Revlimid is an interesting molecule and must be carefully considered.  It is known as an “immunomodulator” or IMID.  Revlimid has a very peculiar activity in CLL that is far from predictable.  It is not uncommon to get a “tumor flare” reaction as healthy lymphocytes come flooding into lymph nodes.  It can be moderately painful and even require some pain medications.  More worrisome however is the occasional patient who experiences “tumor lysis syndrome” in which all the cells die off at once which can cause serious damage to the kidneys or worse.  This appears to be loosely related to dose so it is important to start at a low dose and work your way up slowly.  This treatment is NOT approved in CLL and access to the drug can be very difficult – though studies are currently ongoing seeking to gain approval in this disease.   Some docs who treat a lot of CLL are comfortable using this drug in this disease but many are not.

“Enhancing immunity” is the goal of several new approaches to cancer.  T-Cells can be engineered to fight of cancerous B cells.  This exciting new technology remains a number of years away and will likely be reserved for patients with refractory disease long before it is given to patients in front line.  In solid tumors, new approaches to modify the immune system are definitely turning heads.  Anti-CTLA-4 antibodies or PDL-1 antibodies are able to “turn on” parts of the immune system that the cancer has “turned off.”  In melanoma this has led to the approval of ipilumimab.  Other antibodies are demonstrating efficacy where very little progress has been made in years.  There has only been very limited evaluation of the effects of these treatments in NHL/CLL.

Many of the “novel agents” in CLL would be considered “non-genotoxic” and seek to exploit either enhanced immune mediated / antibody based cell killing or target key aspects of the cancer cells survival.  Preliminary reports indicate patients with 11q/17p abnormalities respond to a number of these agents.  These molecules are currently the subject of numerous ongoing studies.

My hope is that we will be able to utilize therapies in CLL/NHL that do not damage DNA in order to kill off the cancer cells.  With a host of therapies working their way through the system, the trick will be to figure out how to combine different treatments to maximize response and minimize side effects (and protect DNA).  We currently have the drugs in trials today that could make this a possible reality very soon.

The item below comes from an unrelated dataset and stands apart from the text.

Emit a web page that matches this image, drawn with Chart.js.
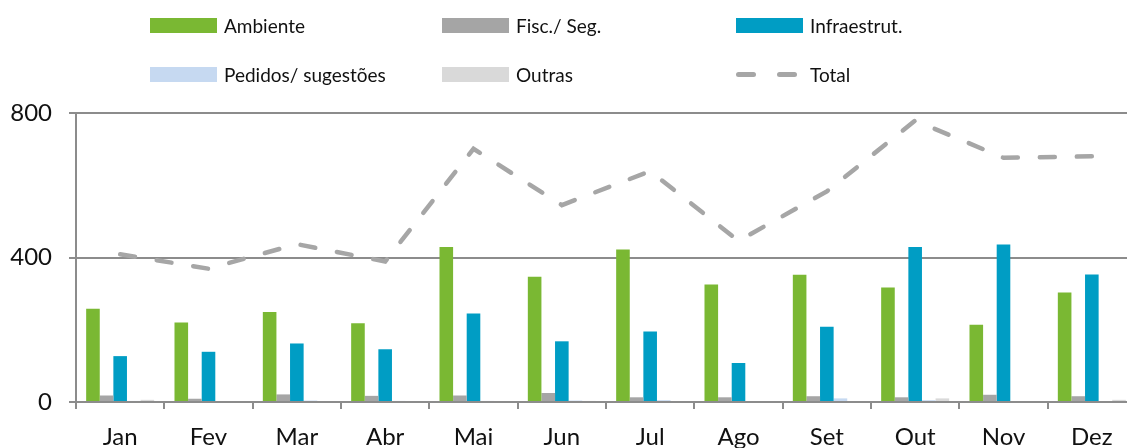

With the average age of 71 at diagnosis for CLL, imagine if we could delay chemotherapy for 5-10 years with effective “targeted” or “immune” therapies.  We might find that some patients would never even need chemotherapy.  Honestly, I don’t think that is too far off.  This approach will need to be intensively studied in the context of clinical trials.  When you consider that major research groups are going to begin front line studies in which FCR is directly compared to non-genotoxic  targeted therapies – we may be only a few years away.